Star and Planet Formation and Evolution, and the Search for Life

Most models of planet formation entail growth from accretion from small pebbles to rocks to planetesimals in a dusty disk. But the possibility exists for planets to form from large collapsing clouds in a disk with spiral arms, if the disk is more than 10% the stellar mass and gravitationally unstable to non-Keplerian dynamics. ALMA observations of the CO emission from the disk around the Class II protostar and disk, AB Aurigae (2.4 M_⊙ and 3.5 Myr old), shows such an unstable spiral disk of gas and dust, with a disk to stellar mass ratio of about 1/3. This unstable gas disk suggests that there may be multiple channels toward planet formation in protoplanetary disks, including direct collapse of a massive gas fragment.

Left: ALMA and VLT images of the gas and dust in the protoplanetary disk around AB Aurigea, showing dynamical evidence for a massive disk and spiral structure that may enhance monolithinc massive planet formation (Speedie et al. 2024 Nature 633, 58).  The CO column density, mean velocity, and velocity dispersion are shown.

Complex molecular chemistry, including large organic molecules, has become a key field in astronomy, on the path toward understanding the development of life in the Universe.

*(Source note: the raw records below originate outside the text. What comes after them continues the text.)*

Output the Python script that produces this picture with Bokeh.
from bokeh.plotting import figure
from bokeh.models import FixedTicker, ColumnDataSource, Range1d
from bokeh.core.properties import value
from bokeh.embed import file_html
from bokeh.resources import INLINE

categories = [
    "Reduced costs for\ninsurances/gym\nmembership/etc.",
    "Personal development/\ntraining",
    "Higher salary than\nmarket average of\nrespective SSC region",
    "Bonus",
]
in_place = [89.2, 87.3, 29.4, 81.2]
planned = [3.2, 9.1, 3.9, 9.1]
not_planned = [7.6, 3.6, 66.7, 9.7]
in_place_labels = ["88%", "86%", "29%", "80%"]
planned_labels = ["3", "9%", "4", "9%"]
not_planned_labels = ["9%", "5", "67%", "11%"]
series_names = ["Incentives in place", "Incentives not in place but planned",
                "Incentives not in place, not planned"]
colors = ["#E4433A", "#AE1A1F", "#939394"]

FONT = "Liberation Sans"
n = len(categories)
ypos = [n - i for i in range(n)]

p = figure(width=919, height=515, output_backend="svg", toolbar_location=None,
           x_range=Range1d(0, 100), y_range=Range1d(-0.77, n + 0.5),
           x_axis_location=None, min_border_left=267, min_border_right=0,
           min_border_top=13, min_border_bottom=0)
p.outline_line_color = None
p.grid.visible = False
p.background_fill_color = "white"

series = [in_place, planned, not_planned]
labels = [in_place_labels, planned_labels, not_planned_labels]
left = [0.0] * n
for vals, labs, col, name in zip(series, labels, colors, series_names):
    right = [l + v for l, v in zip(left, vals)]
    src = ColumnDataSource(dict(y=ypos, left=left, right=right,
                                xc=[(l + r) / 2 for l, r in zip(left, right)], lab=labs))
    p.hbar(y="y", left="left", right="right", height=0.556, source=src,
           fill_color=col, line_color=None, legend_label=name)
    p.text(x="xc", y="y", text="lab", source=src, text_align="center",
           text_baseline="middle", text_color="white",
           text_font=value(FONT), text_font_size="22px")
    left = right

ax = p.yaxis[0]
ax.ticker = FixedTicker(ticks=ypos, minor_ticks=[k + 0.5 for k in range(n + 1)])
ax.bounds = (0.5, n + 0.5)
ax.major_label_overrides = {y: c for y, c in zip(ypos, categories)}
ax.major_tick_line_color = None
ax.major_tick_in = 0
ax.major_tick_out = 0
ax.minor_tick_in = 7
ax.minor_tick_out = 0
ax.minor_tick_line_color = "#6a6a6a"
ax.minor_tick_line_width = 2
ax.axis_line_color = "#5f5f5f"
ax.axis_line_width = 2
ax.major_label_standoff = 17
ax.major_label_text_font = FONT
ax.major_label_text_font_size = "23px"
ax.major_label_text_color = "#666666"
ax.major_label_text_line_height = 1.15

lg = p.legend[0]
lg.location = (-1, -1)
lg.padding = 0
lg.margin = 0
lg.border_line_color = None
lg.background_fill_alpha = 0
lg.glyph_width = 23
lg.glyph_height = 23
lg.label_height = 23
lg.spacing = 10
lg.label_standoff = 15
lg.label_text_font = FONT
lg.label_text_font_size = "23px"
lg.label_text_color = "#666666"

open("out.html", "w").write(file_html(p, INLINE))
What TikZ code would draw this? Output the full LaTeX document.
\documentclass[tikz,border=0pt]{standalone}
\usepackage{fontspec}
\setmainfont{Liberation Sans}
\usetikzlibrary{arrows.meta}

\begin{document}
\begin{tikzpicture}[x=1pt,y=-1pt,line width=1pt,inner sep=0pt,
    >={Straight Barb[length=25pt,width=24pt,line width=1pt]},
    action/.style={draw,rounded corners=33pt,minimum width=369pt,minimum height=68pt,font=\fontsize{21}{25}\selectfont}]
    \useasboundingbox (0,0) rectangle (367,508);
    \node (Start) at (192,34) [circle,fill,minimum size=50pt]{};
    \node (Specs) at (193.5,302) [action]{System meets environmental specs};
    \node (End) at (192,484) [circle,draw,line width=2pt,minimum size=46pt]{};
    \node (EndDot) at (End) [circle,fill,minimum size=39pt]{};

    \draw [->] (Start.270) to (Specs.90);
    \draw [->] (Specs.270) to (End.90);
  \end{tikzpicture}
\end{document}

One challenge for such studies is accurate knowledge of rest frame frequencies of transitions from these molecules. The GBT has been used, in concert with high resolution (2 kHz) laboratory measurements, to obtain an accurate spectrum of propynal (HCCCHO) emission from the well-studied molecular cloud, TMC-1. These measurements also provide a greatly improved knowledge of the rest frequencies of the complex spectrum of propynal. The new data imply a propynal column density of 7x10¹² cm^-2, five times higher than previous studies, with a surprisingly low excitation temperature of 3 K. The results highlight the synergy between laboratory and astronomical chemistry, and emphasize that accurate spectral catalogs are essential to the success of modern astronomical facilities, and will only become more important as the next generation of facilities come online.

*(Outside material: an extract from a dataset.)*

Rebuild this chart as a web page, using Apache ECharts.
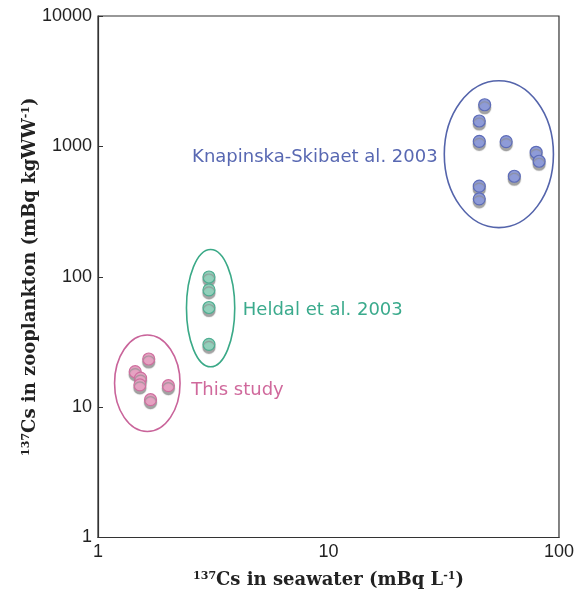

Right: GBT spectra of propynal (HCCCHO) emission transitions from TMC-1 (black trace), plus model fitting based on new laboratory measurements combined with the GBT spectra (Remijian et al. 2024 arXiv:2409.16435).

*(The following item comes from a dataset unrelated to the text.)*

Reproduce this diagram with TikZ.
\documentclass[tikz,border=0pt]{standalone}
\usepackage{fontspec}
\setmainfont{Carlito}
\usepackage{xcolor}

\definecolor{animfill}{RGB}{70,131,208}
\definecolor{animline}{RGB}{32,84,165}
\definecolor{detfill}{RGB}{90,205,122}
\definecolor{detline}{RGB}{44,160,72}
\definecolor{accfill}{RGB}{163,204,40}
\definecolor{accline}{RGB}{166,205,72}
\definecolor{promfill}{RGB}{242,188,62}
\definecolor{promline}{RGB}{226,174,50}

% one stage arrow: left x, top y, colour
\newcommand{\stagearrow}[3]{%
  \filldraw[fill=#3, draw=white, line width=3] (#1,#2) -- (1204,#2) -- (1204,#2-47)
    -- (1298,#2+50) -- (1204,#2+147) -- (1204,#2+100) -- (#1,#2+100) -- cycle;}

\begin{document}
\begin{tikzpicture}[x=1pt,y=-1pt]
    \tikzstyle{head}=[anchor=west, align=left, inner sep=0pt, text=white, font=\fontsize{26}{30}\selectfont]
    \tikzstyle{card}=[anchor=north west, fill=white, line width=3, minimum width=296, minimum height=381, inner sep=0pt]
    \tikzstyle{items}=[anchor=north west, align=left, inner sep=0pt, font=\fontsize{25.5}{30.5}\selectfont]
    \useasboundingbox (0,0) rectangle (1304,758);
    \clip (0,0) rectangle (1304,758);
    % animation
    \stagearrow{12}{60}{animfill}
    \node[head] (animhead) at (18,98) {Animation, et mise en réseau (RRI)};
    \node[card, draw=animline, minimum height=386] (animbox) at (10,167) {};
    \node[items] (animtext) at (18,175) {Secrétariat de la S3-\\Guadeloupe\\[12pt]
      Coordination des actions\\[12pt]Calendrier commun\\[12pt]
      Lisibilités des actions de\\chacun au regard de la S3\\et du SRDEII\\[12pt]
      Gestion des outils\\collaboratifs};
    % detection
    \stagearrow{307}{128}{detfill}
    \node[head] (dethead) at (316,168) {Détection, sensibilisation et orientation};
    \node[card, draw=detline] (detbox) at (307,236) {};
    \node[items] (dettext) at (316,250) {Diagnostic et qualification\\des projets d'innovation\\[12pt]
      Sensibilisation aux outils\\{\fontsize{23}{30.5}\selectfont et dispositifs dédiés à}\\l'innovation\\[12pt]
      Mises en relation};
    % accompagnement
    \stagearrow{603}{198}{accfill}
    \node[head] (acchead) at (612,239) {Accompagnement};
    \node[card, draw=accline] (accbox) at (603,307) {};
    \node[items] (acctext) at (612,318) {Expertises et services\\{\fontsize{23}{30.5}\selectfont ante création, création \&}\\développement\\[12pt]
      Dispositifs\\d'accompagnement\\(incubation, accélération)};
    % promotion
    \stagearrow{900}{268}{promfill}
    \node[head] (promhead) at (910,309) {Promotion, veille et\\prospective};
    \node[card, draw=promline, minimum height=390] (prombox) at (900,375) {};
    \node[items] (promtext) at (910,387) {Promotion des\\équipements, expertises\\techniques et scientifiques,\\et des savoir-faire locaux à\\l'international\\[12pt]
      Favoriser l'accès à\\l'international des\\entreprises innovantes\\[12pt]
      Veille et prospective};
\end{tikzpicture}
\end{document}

The Protostellar Outflows at the EarliesT Stages (POETS) large program at the VLBA is designed to understand the enigmatic mechanisms behind jet launching from forming massive stars via measurements of water maser proper motions in a sample of 37 young stellar objects. A detailed study of the YSO 21078+5211 shows a maser 3D velocity field consistent with a magnetohydrodynamic (MHD) model of a wind created in an accretion disk associated with the forming star, with the jet launch radius of about 10 au. The jet both collimates and accelerates to 60 km/s out to 50 au. At 100 au distance, the masers trace a slower shock front possibly driven by magnetic pressure.

Left: Water maser 3D velocities in IRAS 21078+5211 from the VLBA. Right: 3D model of the MHD disk-wind in this source, with maser spots overlaid on MHD streamlines predicted by simulations of a jet around a forming massive star (Moscadelli et al. 2024 arXiv:2408.11968).

The VLA, ALMA, and the JWST have teamed-up for an in-depth study of star formation in the luminous infrared Seyfert galaxy NGC 7469, at a resolution of ~100 pc, in particular in the starburst ring that dominates star formation in this AGN host galaxy. Observations include 1.2 mm dust continuum, CO2-1 line, VLA 22 GHz continuum, and starlight and polycyclic aromatic hydrocarbon (PAH) emission with the JWST. A star formation rate of 11.5 M_⊙/yr and molecular gas mass of 6.4x10⁹ M_⊙ are derived. The star formation distribution along the ring is traced closely by the 22 GHz, 1.3 mm, and 7.7 µm PAH emission. The gas mass to star formation rate relationship in NGC 7469 is found to be intermediate between starburst galaxies and galaxies hosting an active nucleus.

Right: VLA 22 GHz continuum (color and white contours) plus ALMA 1.3mm continuum contours (black) of the IR-luminous Seyfert galaxy NGC 7469. Right: JWST F770W image, with same black ALMA contours  (Zanchettin et al. 2024, arXiv:2406.07901).